Los partidos son sujetos que concentran colectivamente un enorme poder delegado por los ciudadanos y que lo ejercen a través de personas que están expuestas a la tentación de la corrupción. Creo que debería reclamarse de los partidos que implantasen mecanismos internos de control tan eficaces al menos como los que existen en otras instituciones. Es el caso de la mayoría de las policías democráticas del mundo, en las que no falta una división de asuntos internos encargada de detectar cualquier indicio de irregularidad o corrupción sin que exista siquiera una denuncia formal. Es el caso también de los departamentos de auditoría interna de las grandes empresas, comisionados para examinar el cumplimiento estricto de los procedimientos y reglas éticas de sus directivos y empleados. Es el caso, en fin, de los sistemas de denuncia interna de conductas abusivas, vía telefónica o Internet y con salvaguarda del anonimato del denunciante, que forman parte de las reglas de buen gobierno de las corporaciones anglosajonas.

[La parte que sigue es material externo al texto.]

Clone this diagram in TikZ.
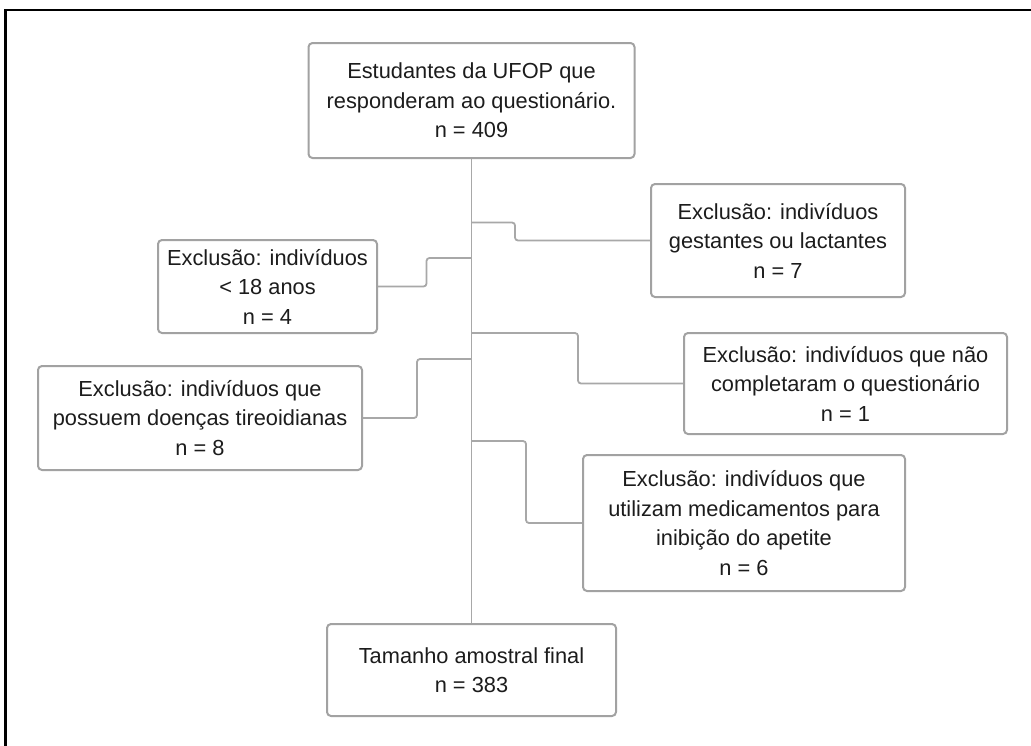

Decía hace unos días Durán i Lleida que la extirpación absoluta de cualquier forma de corrupción es inimaginable. Pero son ya demasiados los casos, es demasiada su gravedad y es demasiada la desazón, la impotencia y la rabia que acumulan los ciudadanos como para permanecer cruzados de brazos. Lo que nos jugamos es sencillamente un sistema, la democracia, que solo puede sobrevivir con la confianza de los ciudadanos.